Exercise brief:
Starting at the first line of the listing below, repeat each line exactly until the line containing "210, 210, 208];", which you include. Leave out pictures.

▼

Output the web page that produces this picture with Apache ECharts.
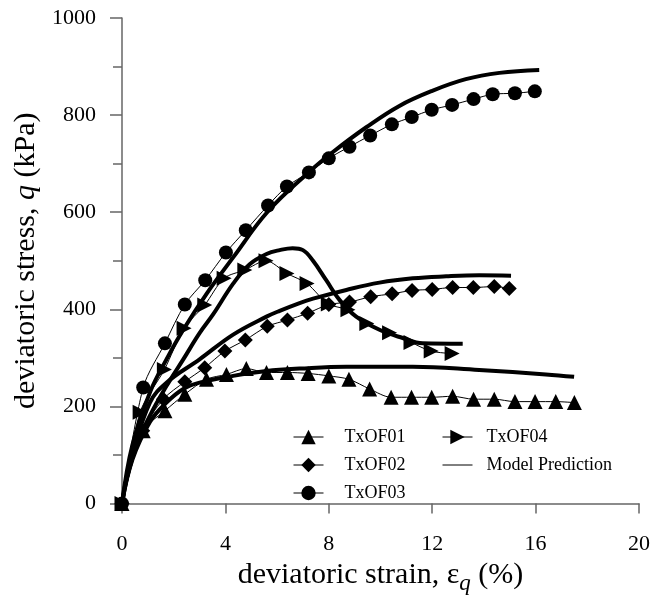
<!DOCTYPE html>
<html>
<head>
<meta charset="utf-8">
<script src="https://cdn.jsdelivr.net/npm/echarts@6/dist/echarts.min.js"></script>
<style>
  html, body { margin: 0; padding: 0; background: #fff; }
  #chart { width: 653px; height: 600px; }
</style>
</head>
<body>
<div id="chart"></div>
<script>
// Measured test data: deviatoric strain (%) and deviatoric stress q (kPa)
const tx01Strain = [0, 0.82, 1.66, 2.43, 3.27, 4.04, 4.81, 5.59, 6.4, 7.2, 8.0, 8.78, 9.58, 10.41, 11.2, 11.98, 12.79, 13.6, 14.4, 15.2, 15.98, 16.78, 17.5];
const tx01Stress = [0, 150, 191, 225, 256, 266, 278, 270, 270, 268, 263, 256, 236, 219, 219, 219, 221, 215, 215, 210, 210, 210, 208];

const tx02Strain = [0, 0.8, 1.6, 2.43, 3.2, 3.98, 4.77, 5.62, 6.4, 7.18, 8.0, 8.8, 9.62, 10.45, 11.22, 12.0, 12.79, 13.59, 14.4, 14.98];
const tx02Stress = [0, 150, 215, 251, 280, 314, 337, 365, 378, 392, 410, 415, 426, 432, 439, 441, 445, 445, 447, 443];

const tx03Strain = [0, 0.82, 1.66, 2.43, 3.22, 4.02, 4.79, 5.65, 6.38, 7.23, 8.0, 8.8, 9.6, 10.44, 11.21, 11.98, 12.77, 13.6, 14.34, 15.2, 15.97];
const tx03Stress = [0, 239, 330, 410, 460, 517, 563, 614, 653, 682, 711, 735, 758, 781, 796, 811, 821, 833, 843, 845, 849];

const tx04Strain = [0, 0.7, 1.64, 2.4, 3.2, 3.95, 4.75, 5.57, 6.38, 7.16, 7.98, 8.74, 9.47, 10.35, 11.18, 11.96, 12.77];
const tx04Stress = [0, 188, 276, 361, 409, 464, 481, 500, 474, 453, 411, 399, 371, 352, 332, 314, 309];

// Model prediction curves
const model01Strain = [0, 0.4, 1.08, 1.72, 2.37, 3.0, 4.3, 5.59, 6.87, 8.68, 11.25, 13.82, 16.4, 17.49];
const model01Stress = [0, 90, 168, 208, 236, 249, 263, 273, 278, 282, 282, 275, 266, 261];

const model02Strain = [0, 0.4, 1.08, 1.72, 3.0, 4.3, 5.59, 6.1, 6.87, 7.39, 8.68, 9.96, 11.25, 12.54, 13.82, 15.05];
const model02Stress = [0, 100, 208, 249, 297, 348, 385, 397, 413, 422, 440, 455, 464, 468, 470, 469];

const model03Strain = [0, 0.4, 1.08, 1.72, 2.37, 3.27, 4.3, 5.65, 7.26, 8.16, 9.45, 10.73, 12.0, 13.3, 14.6, 16.14];
const model03Stress = [0, 120, 229, 297, 358, 432, 507, 602, 684, 724, 775, 819, 850, 874, 887, 893];

const model04Strain = [0, 0.4, 1.08, 1.72, 2.37, 3.0, 3.53, 4.3, 4.94, 5.59, 6.1, 6.6, 7.0, 7.39, 7.9, 8.42, 9.06, 9.96, 10.86, 11.63, 13.18];
const model04Stress = [0, 100, 181, 242, 297, 351, 390, 453, 493, 514, 522, 526, 522, 500, 460, 419, 385, 358, 341, 330, 329];

// Axis ticks
const xTicks = [0, 4, 8, 12, 16, 20];
const yTicks = [0, 200, 400, 600, 800, 1000];

const pairs = (xs, ys) => xs.map((x, i) => [x, ys[i]]);

const FONT = '"Liberation Serif", "Times New Roman", serif';

function testSeries(name, xs, ys, symbol, size, rotate) {
  return {
    name: name,
    type: 'line',
    data: pairs(xs, ys),
    symbol: symbol,
    symbolSize: size,
    symbolRotate: rotate || 0,
    showAllSymbol: true,
    smooth: 0.3,
    lineStyle: { color: '#000', width: 1 },
    itemStyle: { color: '#000' },
    z: 3
  };
}

function modelSeries(xs, ys) {
  return {
    name: 'Model Prediction',
    type: 'line',
    data: pairs(xs, ys),
    symbol: 'circle',
    symbolSize: 0,
    showSymbol: false,
    smooth: 0.4,
    lineStyle: { color: '#000', width: 4 },
    itemStyle: { color: '#000' },
    z: 2
  };
}

const chart = echarts.init(document.getElementById('chart'));

const legendBase = {
  orient: 'vertical',
  top: 423,
  itemWidth: 30,
  itemHeight: 18,
  itemGap: 10,
  lineStyle: { width: 1 },
  textStyle: { fontFamily: FONT, fontSize: 18, color: '#000' }
};

chart.setOption({
  animation: false,
  backgroundColor: '#fff',
  grid: { left: 122, right: 13, top: 18, bottom: 91, containLabel: false },
  legend: [
    Object.assign({}, legendBase, {
      left: 288,
      data: ['TxOF01', 'TxOF02', 'TxOF03'],
      textStyle: Object.assign({}, legendBase.textStyle, { padding: [0, 0, 0, 16] })
    }),
    Object.assign({}, legendBase, {
      left: 437,
      data: ['TxOF04', { name: 'Model Prediction', itemStyle: { opacity: 0 } }],
      textStyle: Object.assign({}, legendBase.textStyle, { padding: [0, 0, 0, 9] })
    })
  ],
  xAxis: {
    type: 'value',
    min: xTicks[0],
    max: xTicks[xTicks.length - 1],
    interval: 4,
    name: '{t|deviatoric strain, ε}{s|q}{t| (%)}',
    nameLocation: 'middle',
    nameGap: 52,
    nameTextStyle: {
      rich: {
        t: { fontFamily: FONT, fontSize: 30, color: '#000' },
        s: { fontFamily: FONT, fontSize: 23, fontStyle: 'italic', color: '#000', verticalAlign: 'bottom', padding: [16, 0, 0, 0] }
      }
    },
    axisLine: { show: true, lineStyle: { color: '#666', width: 1.5 } },
    axisTick: { show: true, inside: false, length: 10, lineStyle: { color: '#666', width: 1.5 } },
    axisLabel: { margin: 30, fontFamily: FONT, fontSize: 22, color: '#000' },
    splitLine: { show: false }
  },
  yAxis: {
    type: 'value',
    min: yTicks[0],
    max: yTicks[yTicks.length - 1],
    interval: 200,
    name: '{t|deviatoric stress, }{i|q}{t| (kPa)}',
    nameLocation: 'middle',
    nameGap: 80,
    nameRotate: 90,
    nameTextStyle: {
      rich: {
        t: { fontFamily: FONT, fontSize: 30, color: '#000' },
        i: { fontFamily: FONT, fontSize: 30, fontStyle: 'italic', color: '#000' }
      }
    },
    axisLine: { show: true, lineStyle: { color: '#666', width: 1.5 } },
    axisTick: { show: true, inside: false, length: 12, lineStyle: { color: '#666', width: 1.5 } },
    minorTick: { show: true, splitNumber: 2, length: 9, lineStyle: { color: '#666', width: 1.5 } },
    axisLabel: { margin: 26, fontFamily: FONT, fontSize: 22, color: '#000', formatter: (v) => String(v) },
    splitLine: { show: false }
  },
  series: [
    modelSeries(model01Strain, model01Stress),
    modelSeries(model02Strain, model02Stress),
    modelSeries(model03Strain, model03Stress),
    modelSeries(model04Strain, model04Stress),
    testSeries('TxOF01', tx01Strain, tx01Stress, 'triangle', 15),
    testSeries('TxOF02', tx02Strain, tx02Stress, 'diamond', 15),
    testSeries('TxOF03', tx03Strain, tx03Stress, 'circle', 14),
    testSeries('TxOF04', tx04Strain, tx04Stress, 'triangle', 15, -90)
  ]
});
</script>
</body>
</html>
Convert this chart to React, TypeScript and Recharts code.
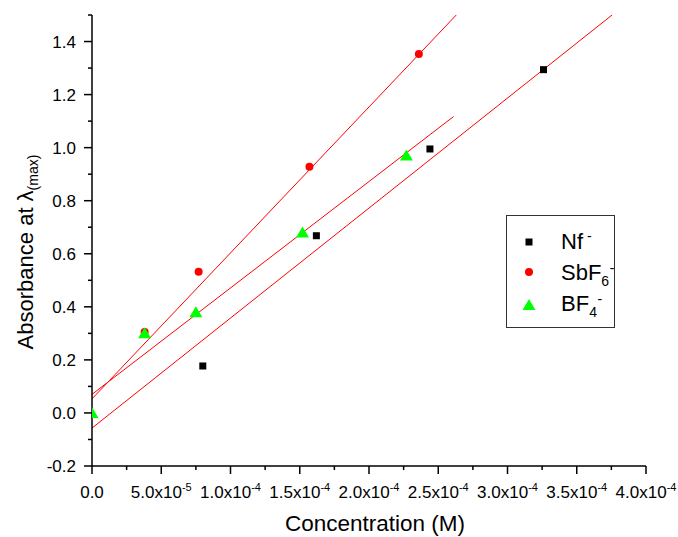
import React from 'react';
import { ComposedChart, Scatter, XAxis, YAxis, ReferenceLine, Legend } from 'recharts';

const FONT = '"Liberation Sans", Arial, sans-serif';

// measured points
const nfConc = [8.0e-5, 1.62e-4, 2.44e-4, 3.26e-4];
const nfAbs = [0.177, 0.668, 0.995, 1.294];
const sbConc = [3.8e-5, 7.7e-5, 1.57e-4, 2.36e-4];
const sbAbs = [0.305, 0.532, 0.928, 1.353];
const bfConc = [0, 3.8e-5, 7.5e-5, 1.52e-4, 2.27e-4];
const bfAbs = [0.0, 0.3, 0.38, 0.68, 0.97];

// linear fit lines, [start, end] as [conc, abs]
const nfFit = [[0, -0.057], [3.755e-4, 1.5]];
const sbFit = [[0, 0.053], [2.63e-4, 1.5]];
const bfFit = [[0, 0.07], [2.61e-4, 1.117]];

const concTicks = [0, 2.5e-5, 5e-5, 7.5e-5, 1e-4, 1.25e-4, 1.5e-4, 1.75e-4, 2e-4, 2.25e-4, 2.5e-4, 2.75e-4, 3e-4, 3.25e-4, 3.5e-4, 3.75e-4, 4e-4];
const absTicks = [-0.2, -0.1, 0, 0.1, 0.2, 0.3, 0.4, 0.5, 0.6, 0.7, 0.8, 0.9, 1.0, 1.1, 1.2, 1.3, 1.4, 1.5];

const toPts = (xs: number[], ys: number[]) => xs.map((x, i) => ({ x, y: ys[i] }));
const seg = (f: number[][]) => [{ x: f[0][0], y: f[0][1] }, { x: f[1][0], y: f[1][1] }];

const sci = (v: number) => {
    if (v === 0) return { m: '0.0', e: null as null | number };
    const e = Math.floor(Math.log10(v) + 1e-9);
    return { m: (v / Math.pow(10, e)).toFixed(1), e };
};

const XTick = (props: any) => {
    const { x, y, payload } = props;
    const idx = concTicks.indexOf(payload.value);
    const major = idx % 2 === 0;
    const { m, e } = sci(payload.value);
    return (
        <g>
            <line x1={x} x2={x} y1={y} y2={y + (major ? 8 : 4)} stroke="#000" strokeWidth={1.5} />
            {major && (
                <text x={x} y={y + 32} textAnchor="middle" fontSize={17} fontFamily={FONT} fill="#000">
                    {m}
                    {e !== null && (
                        <>
                            x10<tspan dy={-7} fontSize={11}>{e}</tspan>
                        </>
                    )}
                </text>
            )}
        </g>
    );
};

const YTick = (props: any) => {
    const { x, y, payload } = props;
    const idx = absTicks.indexOf(payload.value);
    const major = idx % 2 === 0;
    return (
        <g>
            <line x1={x - (major ? 8 : 4)} x2={x} y1={y} y2={y} stroke="#000" strokeWidth={1.5} />
            {major && (
                <text x={x - 16} y={y + 6} textAnchor="end" fontSize={17} fontFamily={FONT} fill="#000">
                    {payload.value.toFixed(1)}
                </text>
            )}
        </g>
    );
};

const Square = (p: any) => <rect x={p.cx - 3.5} y={p.cy - 3.5} width={7} height={7} fill="#000" />;
const Dot = (p: any) => <circle cx={p.cx} cy={p.cy} r={4} fill="#ff0000" />;
const Tri = (p: any) => (
    <polygon points={`${p.cx},${p.cy - 6} ${p.cx - 6.5},${p.cy + 5} ${p.cx + 6.5},${p.cy + 5}`} fill="#00ff00" />
);

const LegendBox = () => (
    <svg width={110} height={115} style={{ display: 'block' }}>
        <rect x={0.5} y={0.5} width={108} height={112} fill="#fff" stroke="#333" strokeWidth={1} />
        <Square cx={23} cy={27} />
        <Dot cx={23} cy={57} />
        <Tri cx={23} cy={90} />
        <g fontFamily={FONT} fill="#000">
            <text x={55} y={34} fontSize={22}>
                Nf<tspan dx={4} dy={-8} fontSize={14}>-</tspan>
            </text>
            <text x={55} y={65} fontSize={22}>
                SbF<tspan dy={6} fontSize={14}>6</tspan>
                <tspan dx={0.5} dy={-13} fontSize={14}>-</tspan>
            </text>
            <text x={55} y={96} fontSize={22}>
                BF<tspan dy={6} fontSize={14}>4</tspan>
                <tspan dx={0.5} dy={-13} fontSize={14}>-</tspan>
            </text>
        </g>
    </svg>
);

const App = () => {
    return (
        <div style={{ position: 'absolute', left: 0, top: 0, fontFamily: FONT }}>
            <ComposedChart width={678} height={537} margin={{ top: 15, right: 32, bottom: 0, left: 0 }}>
                <XAxis
                    dataKey="x"
                    type="number"
                    domain={[0, 4e-4]}
                    ticks={concTicks}
                    interval={0}
                    height={71}
                    tickSize={0}
                    tickMargin={0}
                    tickLine={false}
                    axisLine={{ stroke: '#000', strokeWidth: 1.5 }}
                    tick={<XTick />}
                    allowDataOverflow
                    label={{
                        content: () => (
                            <text x={375} y={531} textAnchor="middle" fontSize={22.5} fontFamily={FONT} fill="#000">
                                Concentration (M)
                            </text>
                        ),
                    }}
                />
                <YAxis
                    dataKey="y"
                    type="number"
                    domain={[-0.2, 1.5]}
                    ticks={absTicks}
                    interval={0}
                    width={92}
                    tickSize={0}
                    tickMargin={0}
                    tickLine={false}
                    axisLine={{ stroke: '#000', strokeWidth: 1.5 }}
                    tick={<YTick />}
                    allowDataOverflow
                    label={{
                        content: () => (
                            <text transform="translate(33,252) rotate(-90)" textAnchor="middle" fontSize={22} fontFamily={FONT} fill="#000">
                                Absorbance at λ<tspan dy={5} fontSize={14}>(max)</tspan>
                            </text>
                        ),
                    }}
                />
                <ReferenceLine segment={seg(nfFit)} stroke="#ff0000" strokeWidth={1} ifOverflow="visible" />
                <ReferenceLine segment={seg(sbFit)} stroke="#ff0000" strokeWidth={1} ifOverflow="visible" />
                <ReferenceLine segment={seg(bfFit)} stroke="#ff0000" strokeWidth={1} ifOverflow="visible" />
                <Scatter name="Nf-" data={toPts(nfConc, nfAbs)} shape={<Square />} isAnimationActive={false} />
                <Scatter name="SbF6-" data={toPts(sbConc, sbAbs)} shape={<Dot />} isAnimationActive={false} />
                <Scatter name="BF4-" data={toPts(bfConc, bfAbs)} shape={<Tri />} isAnimationActive={false} />
                <Legend
                    layout="vertical"
                    align="center"
                    verticalAlign="middle"
                    content={() => <LegendBox />}
                    wrapperStyle={{ left: 506, top: 215, width: 110, height: 115 }}
                />
            </ComposedChart>
        </div>
    );
};

export default App;
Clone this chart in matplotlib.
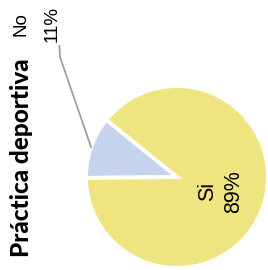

▲

Output below:
Output the web page that produces this picture with Apache ECharts.
<!DOCTYPE html>
<html>
<head>
<meta charset="utf-8">
<script src="https://cdn.jsdelivr.net/npm/echarts@6/dist/echarts.min.js"></script>
<style>
  html, body { margin: 0; padding: 0; background: #fff; }
  #chart { width: 653px; height: 600px; }
</style>
</head>
<body>
<div id="chart"></div>
<script>
// Measured test data: deviatoric strain (%) and deviatoric stress q (kPa)
const tx01Strain = [0, 0.82, 1.66, 2.43, 3.27, 4.04, 4.81, 5.59, 6.4, 7.2, 8.0, 8.78, 9.58, 10.41, 11.2, 11.98, 12.79, 13.6, 14.4, 15.2, 15.98, 16.78, 17.5];
const tx01Stress = [0, 150, 191, 225, 256, 266, 278, 270, 270, 268, 263, 256, 236, 219, 219, 219, 221, 215, 215, 210, 210, 210, 208];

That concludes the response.